Leson 2 forum
Lesson 02 Forum
Read the book
Post questions and comments for Lesson 2.
To respond to this discussion forum, you have two choices.
1. Respond to the following question: What evidence is there to support the claim that there are five basic traits and to what extent can personality be said to consist of only these five traits?
2. Start a discussion topic of your choice.
Required Reading
Perspectives On Personality, Ch. 4-5.
Class mates example,
1) What evidence is there to support the claim that there are five basic traits and to what extent can personality be said to consist of only these five traits?
Support:
· There thousands of different descriptors that can be applied to describe a person, but the descriptions tend to fall towards these 5 traits: Extraversion, Neuroticism (emotional stability), Agreeableness, Conscientiousness, and openness to experience.
· This model dominates the field for personality psychology currently (popularization comes from use of the statistical procedure known as factor analysis)
· The qualities that fall under these five traits are continuous meaning that when we talk about any of the five traits in the five-factor model, we are talking about the continuum of each trait/factor. THIS is one great way to support the claim that the five basic traits can encompass many different qualities (the thousands of descriptions to describe a person) into easily manageable ways.
· example: outgoing versus withdrawn (extraversion) or organized versus disorganized (conscientiousness).
· The five-factor model shares with Eysenck's model that core traits are super traits which are composed of many more specific facet traits.
· The five factors may be able to transcend many cultural and language boundaries and can possibly apply to lower animals (Gosling, 2001). It is most clear in Western languages however.
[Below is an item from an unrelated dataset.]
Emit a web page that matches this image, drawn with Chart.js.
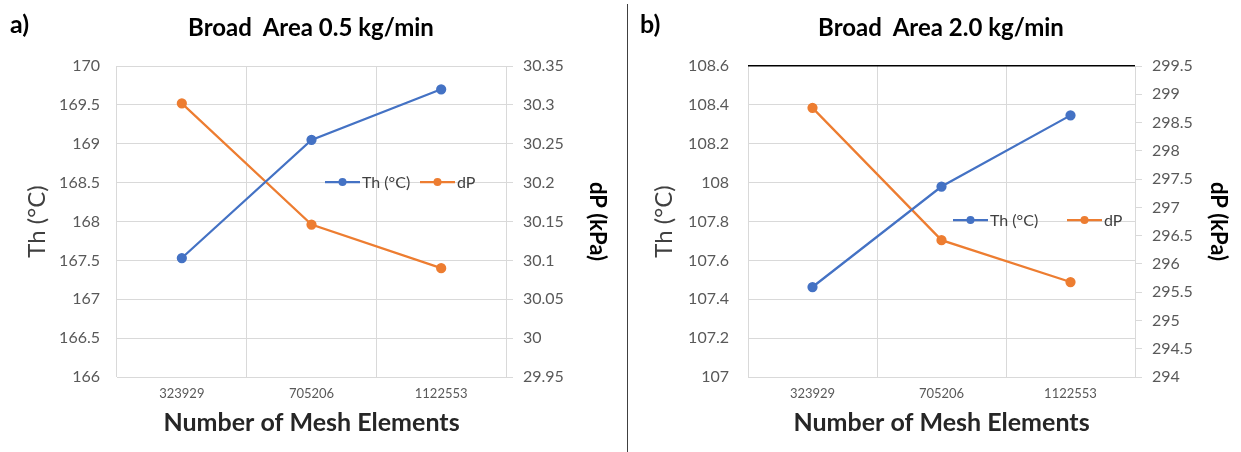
<!DOCTYPE html>
<html>
<head>
<meta charset="utf-8">
<script src="https://cdn.jsdelivr.net/npm/chart.js@4"></script>
<style>
  body { margin: 0; background: #fff; font-family: Lato, sans-serif; }
  #wrap { position: relative; width: 1241px; height: 452px; overflow: hidden; }
  .panel { position: absolute; top: 0; height: 452px; }
  .tag { position: absolute; top: 8px; font: bold 25px Lato, sans-serif; color: #000; }
  .ttl { position: absolute; top: 12px; width: 400px; margin-left: -200px; text-align: center;
         font: bold 24px Lato, sans-serif; color: #000; white-space: pre; }
  #divider { position: absolute; left: 627px; top: 4px; width: 1px; height: 448px; background: #404040; }
</style>
</head>
<body>
<div id="wrap">
  <div class="panel" style="left:0;width:620px"><canvas id="chartA"></canvas></div>
  <div class="panel" style="left:628px;width:613px"><canvas id="chartB"></canvas></div>
  <div class="tag" style="left:10px">a)</div>
  <div class="tag" style="left:640px">b)</div>
  <div class="ttl" style="left:311px">Broad  Area 0.5 kg/min</div>
  <div class="ttl" style="left:941px">Broad  Area 2.0 kg/min</div>
  <div id="divider"></div>
</div>
<script>
const categories = ['323929', '705206', '1122553'];

// panel a) 0.5 kg/min
const thA = [167.53, 169.05, 169.70];
const dpA = [30.302, 30.146, 30.09];
// panel b) 2.0 kg/min
const thB = [107.463, 107.98, 108.346];
const dpB = [298.76, 296.42, 295.68];

const thLabel = 'Th (°C)';
const dpLabel = 'dP';

const BLUE = '#4472C4';
const ORANGE = '#ED7D31';
const GRID = '#d9d9d9';
const TICK = '#595959';

const fmt = (v) => String(Number(v.toFixed(3)));

// legend drawn inside the plot, Excel style (line + marker)
const insideLegend = {
  id: 'insideLegend',
  afterDraw(chart, args, opts) {
    const { ctx } = chart;
    ctx.save();
    ctx.font = '16px Lato, sans-serif';
    ctx.textBaseline = 'middle';
    chart.data.datasets.forEach((ds, i) => {
      const x = opts.xs[i];
      const y = opts.y;
      ctx.strokeStyle = ds.borderColor;
      ctx.lineWidth = 2.25;
      ctx.beginPath();
      ctx.moveTo(x, y);
      ctx.lineTo(x + 35, y);
      ctx.stroke();
      ctx.fillStyle = ds.borderColor;
      ctx.beginPath();
      ctx.arc(x + 17.5, y, 4, 0, Math.PI * 2);
      ctx.fill();
      ctx.fillStyle = '#404040';
      ctx.fillText(ds.label, x + 37, y + 1);
    });
    ctx.restore();
  },
};

function buildChart(canvas, o) {
  return new Chart(canvas, {
    type: 'line',
    data: {
      labels: categories,
      datasets: [
        {
          label: thLabel, data: o.th, yAxisID: 'y',
          borderColor: BLUE, backgroundColor: BLUE, borderWidth: 2.25,
          pointRadius: 4, pointHoverRadius: 4, tension: 0,
        },
        {
          label: dpLabel, data: o.dp, yAxisID: 'y1',
          borderColor: ORANGE, backgroundColor: ORANGE, borderWidth: 2.25,
          pointRadius: 4, pointHoverRadius: 4, tension: 0,
        },
      ],
    },
    options: {
      responsive: false,
      animation: false,
      layout: { padding: { top: 66, left: 0, right: 0, bottom: 0 } },
      plugins: {
        legend: { display: false },
        tooltip: { enabled: false },
        insideLegend: o.legend,
      },
      scales: {
        x: {
          offset: true,
          grid: { offset: true, color: GRID, drawTicks: false },
          border: { color: GRID },
          ticks: { color: TICK, font: { family: 'Lato', size: 13 }, padding: 9, maxRotation: 0 },
          title: {
            display: true, text: 'Number of Mesh Elements', color: '#262626',
            font: { family: 'Lato', size: 25, weight: 'bold' }, padding: { top: 0, bottom: 14 },
          },
          afterFit: (s) => { s.height = 75; },
        },
        y: {
          position: 'left',
          min: o.yMin, max: o.yMax,
          grid: {
            color: (c) => (o.blackTop && c.tick && Math.abs(c.tick.value - o.yMax) < 1e-6 ? '#000' : GRID),
            lineWidth: (c) => (o.blackTop && c.tick && Math.abs(c.tick.value - o.yMax) < 1e-6 ? 1.5 : 1),
            drawTicks: false,
          },
          border: { display: false },
          ticks: { stepSize: o.yStep, color: TICK, font: { family: 'Lato', size: 16 }, padding: o.yPad, callback: fmt },
          title: {
            display: true, text: thLabel, color: '#404040',
            font: { family: 'Lato', size: 24 }, padding: { top: o.yTitlePad, bottom: 0 },
          },
          afterFit: (s) => { s.width = o.yWidth; },
        },
        y1: {
          position: 'right',
          min: o.y1Min, max: o.y1Max,
          grid: { drawOnChartArea: false, color: GRID, tickLength: 7 },
          border: { color: GRID },
          ticks: { stepSize: o.y1Step, color: TICK, font: { family: 'Lato', size: 16 }, padding: 10, callback: fmt },
          title: {
            display: true, text: 'dP (kPa)', color: '#000',
            font: { family: 'Lato', size: 22, weight: 'bold' }, padding: { top: 10, bottom: 0 },
          },
          afterFit: (s) => { s.width = o.y1Width; },
        },
      },
    },
    plugins: [insideLegend],
  });
}

function setup(id, w) {
  const c = document.getElementById(id);
  c.width = w; c.height = 452;
  c.style.width = w + 'px'; c.style.height = '452px';
  return c;
}

buildChart(setup('chartA', 620), {
  th: thA, dp: dpA,
  yMin: 166, yMax: 170, yStep: 0.5,
  y1Min: 29.95, y1Max: 30.35, y1Step: 0.05,
  yWidth: 117, y1Width: 114, yPad: 17, yTitlePad: 23,
  blackTop: false,
  legend: { y: 182, xs: [325, 420] },
});

buildChart(setup('chartB', 613), {
  th: thB, dp: dpB,
  yMin: 107, yMax: 108.6, yStep: 0.2,
  y1Min: 294, y1Max: 299.5, y1Step: 0.5,
  yWidth: 120, y1Width: 106, yPad: 19, yTitlePad: 22,
  blackTop: true,
  legend: { y: 220, xs: [325, 439] },
});
</script>
</body>
</html>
· some psychologists believe the five-factor model can be condensed: putting the five traits into a higher-order analysis yields two factors:
· Digman (1997): socialization (neuroticism, agreeableness, conscientiousness) and personal growth (extraversion and openness)
· DeYoung (2006): stability and plasticity (same order as above).
Extent:
· there are disagreements in the interpretations of the name for the factors. Example: neuroticism versus emotional stability or intellect versus openness to experience.
· What factors look like depend on what items are measured. Studies with different measures can lead to different conclusions to the definitions of factors.
· Pattern for the five-factor model may be hard to find in some languages (even if it is identifiable in many cultures/languages as noted previously) and can be harder to accept/understand for people who are less educated on the subject/model.
· Some models use less than five-factors and others may have alternatives fives or more factors.
· Example: Tellegen's 1985 model (3 super traits: negative emotionality, positive emotionality, constraint). Zuckerman's "alternative 5" (sociability factor, neuroticism-hostility, aggression-hostility, impulsive sensation seeking, activity).
· some psychologists believe the five-factor model is incomplete: tests using seven languages revealed a 6th super trait called honesty-humility (this trait tends to be absorbed by agreeableness)
2) Discussion topic of choice:
Do you believe there is a way we can break behavioral confirmation effects (how we behave may get other people to behave in a manner that is consistent with the traits we believe they possess)? I primarily mean this for traits we may judge to be "negative" (subjective). Example: you hear that your potential date may be jealous, so you withhold information about your past relationships or other potential dates as to not upset them, but they feel that you are acting secretive/unopen and they proceed to become jealous. What are ways to promote productive/benevolent behavioral confirmation effects?